Problem statement: Transcribe the lines from the start of the data below through the line with "225, 750, 365];", word for word and nothing more.

◇ ◇ ◇

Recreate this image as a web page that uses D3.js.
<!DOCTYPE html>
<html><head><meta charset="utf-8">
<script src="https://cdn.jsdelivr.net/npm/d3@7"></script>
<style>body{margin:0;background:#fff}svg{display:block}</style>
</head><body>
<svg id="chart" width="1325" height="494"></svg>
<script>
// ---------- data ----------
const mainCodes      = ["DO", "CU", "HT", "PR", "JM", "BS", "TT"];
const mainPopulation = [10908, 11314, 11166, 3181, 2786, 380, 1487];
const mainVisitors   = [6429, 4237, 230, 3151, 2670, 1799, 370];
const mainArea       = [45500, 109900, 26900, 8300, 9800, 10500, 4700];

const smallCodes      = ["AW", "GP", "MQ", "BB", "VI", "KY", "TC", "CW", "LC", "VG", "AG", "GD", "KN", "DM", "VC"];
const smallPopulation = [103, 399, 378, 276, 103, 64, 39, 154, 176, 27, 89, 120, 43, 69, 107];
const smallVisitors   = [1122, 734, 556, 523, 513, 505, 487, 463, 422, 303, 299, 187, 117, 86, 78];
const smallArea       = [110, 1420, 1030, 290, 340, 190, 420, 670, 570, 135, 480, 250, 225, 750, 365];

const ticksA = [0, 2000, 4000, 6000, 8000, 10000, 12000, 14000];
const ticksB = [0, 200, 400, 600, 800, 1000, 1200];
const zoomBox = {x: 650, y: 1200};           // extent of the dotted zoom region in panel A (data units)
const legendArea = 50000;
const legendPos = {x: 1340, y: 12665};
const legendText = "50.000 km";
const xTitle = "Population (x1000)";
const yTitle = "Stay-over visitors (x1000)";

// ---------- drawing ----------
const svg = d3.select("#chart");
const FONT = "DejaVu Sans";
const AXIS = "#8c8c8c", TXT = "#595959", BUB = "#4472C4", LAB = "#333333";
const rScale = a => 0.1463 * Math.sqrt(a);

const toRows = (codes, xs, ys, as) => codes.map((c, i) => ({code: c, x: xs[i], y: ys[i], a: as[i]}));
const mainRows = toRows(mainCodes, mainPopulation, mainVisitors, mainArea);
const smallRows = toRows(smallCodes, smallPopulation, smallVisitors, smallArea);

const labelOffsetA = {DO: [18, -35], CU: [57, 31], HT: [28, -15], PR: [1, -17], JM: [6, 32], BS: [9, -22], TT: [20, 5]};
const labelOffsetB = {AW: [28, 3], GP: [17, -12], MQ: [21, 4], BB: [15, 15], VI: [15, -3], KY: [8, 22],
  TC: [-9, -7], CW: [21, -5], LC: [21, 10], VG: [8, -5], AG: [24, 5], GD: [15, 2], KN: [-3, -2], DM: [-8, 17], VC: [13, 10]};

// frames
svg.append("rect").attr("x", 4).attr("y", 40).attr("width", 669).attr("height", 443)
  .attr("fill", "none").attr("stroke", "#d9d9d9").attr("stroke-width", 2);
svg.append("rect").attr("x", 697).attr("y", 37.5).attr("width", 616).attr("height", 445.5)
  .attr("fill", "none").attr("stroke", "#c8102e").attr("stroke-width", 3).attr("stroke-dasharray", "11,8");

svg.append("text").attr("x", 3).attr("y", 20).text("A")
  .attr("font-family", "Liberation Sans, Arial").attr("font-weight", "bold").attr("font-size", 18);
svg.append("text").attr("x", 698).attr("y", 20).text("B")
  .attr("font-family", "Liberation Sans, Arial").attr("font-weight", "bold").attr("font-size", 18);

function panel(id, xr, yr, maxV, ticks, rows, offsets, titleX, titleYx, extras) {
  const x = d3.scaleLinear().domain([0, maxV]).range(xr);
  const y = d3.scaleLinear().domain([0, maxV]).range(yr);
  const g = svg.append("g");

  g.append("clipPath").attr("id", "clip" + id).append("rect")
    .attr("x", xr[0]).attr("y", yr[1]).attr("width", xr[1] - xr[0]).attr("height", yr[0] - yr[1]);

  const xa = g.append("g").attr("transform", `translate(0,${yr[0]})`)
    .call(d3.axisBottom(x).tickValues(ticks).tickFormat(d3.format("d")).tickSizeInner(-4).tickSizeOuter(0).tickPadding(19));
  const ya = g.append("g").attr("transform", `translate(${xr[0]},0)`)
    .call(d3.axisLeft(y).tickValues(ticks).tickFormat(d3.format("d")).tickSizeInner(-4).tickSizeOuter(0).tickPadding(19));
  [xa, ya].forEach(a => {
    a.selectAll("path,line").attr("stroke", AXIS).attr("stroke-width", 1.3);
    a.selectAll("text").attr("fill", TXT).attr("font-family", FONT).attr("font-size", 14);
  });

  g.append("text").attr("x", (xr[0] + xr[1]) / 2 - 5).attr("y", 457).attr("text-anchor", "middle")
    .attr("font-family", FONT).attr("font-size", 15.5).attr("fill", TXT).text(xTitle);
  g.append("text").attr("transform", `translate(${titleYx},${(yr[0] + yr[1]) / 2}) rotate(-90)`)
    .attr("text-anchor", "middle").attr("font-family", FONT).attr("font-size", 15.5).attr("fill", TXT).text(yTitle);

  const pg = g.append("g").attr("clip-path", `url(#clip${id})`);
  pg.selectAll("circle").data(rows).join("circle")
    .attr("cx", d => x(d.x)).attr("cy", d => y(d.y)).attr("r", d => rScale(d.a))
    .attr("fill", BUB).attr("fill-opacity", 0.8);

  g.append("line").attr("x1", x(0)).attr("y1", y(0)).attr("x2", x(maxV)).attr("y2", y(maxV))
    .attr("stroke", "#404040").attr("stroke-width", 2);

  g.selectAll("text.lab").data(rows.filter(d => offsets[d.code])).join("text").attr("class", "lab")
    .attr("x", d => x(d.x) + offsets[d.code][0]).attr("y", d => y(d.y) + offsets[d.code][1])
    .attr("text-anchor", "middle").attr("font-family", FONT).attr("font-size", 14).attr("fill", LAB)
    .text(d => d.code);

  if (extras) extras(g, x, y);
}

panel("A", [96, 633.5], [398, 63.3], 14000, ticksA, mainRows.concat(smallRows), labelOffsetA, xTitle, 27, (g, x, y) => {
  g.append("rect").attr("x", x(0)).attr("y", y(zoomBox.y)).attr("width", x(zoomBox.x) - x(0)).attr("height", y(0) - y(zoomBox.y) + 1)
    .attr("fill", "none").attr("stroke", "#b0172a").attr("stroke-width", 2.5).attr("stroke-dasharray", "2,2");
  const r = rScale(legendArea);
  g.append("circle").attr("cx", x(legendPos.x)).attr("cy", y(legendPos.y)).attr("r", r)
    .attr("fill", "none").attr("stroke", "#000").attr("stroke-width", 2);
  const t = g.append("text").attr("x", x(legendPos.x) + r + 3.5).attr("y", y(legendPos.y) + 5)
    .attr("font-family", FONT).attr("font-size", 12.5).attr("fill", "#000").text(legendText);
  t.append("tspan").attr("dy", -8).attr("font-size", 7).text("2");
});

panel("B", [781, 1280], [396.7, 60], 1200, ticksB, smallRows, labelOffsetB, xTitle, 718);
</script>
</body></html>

◇ ◇ ◇

Solution to the exercise:
Recreate this image as a web page that uses D3.js.
<!DOCTYPE html>
<html><head><meta charset="utf-8">
<script src="https://cdn.jsdelivr.net/npm/d3@7"></script>
<style>body{margin:0;background:#fff}svg{display:block}</style>
</head><body>
<svg id="chart" width="1325" height="494"></svg>
<script>
// ---------- data ----------
const mainCodes      = ["DO", "CU", "HT", "PR", "JM", "BS", "TT"];
const mainPopulation = [10908, 11314, 11166, 3181, 2786, 380, 1487];
const mainVisitors   = [6429, 4237, 230, 3151, 2670, 1799, 370];
const mainArea       = [45500, 109900, 26900, 8300, 9800, 10500, 4700];

const smallCodes      = ["AW", "GP", "MQ", "BB", "VI", "KY", "TC", "CW", "LC", "VG", "AG", "GD", "KN", "DM", "VC"];
const smallPopulation = [103, 399, 378, 276, 103, 64, 39, 154, 176, 27, 89, 120, 43, 69, 107];
const smallVisitors   = [1122, 734, 556, 523, 513, 505, 487, 463, 422, 303, 299, 187, 117, 86, 78];
const smallArea       = [110, 1420, 1030, 290, 340, 190, 420, 670, 570, 135, 480, 250, 225, 750, 365];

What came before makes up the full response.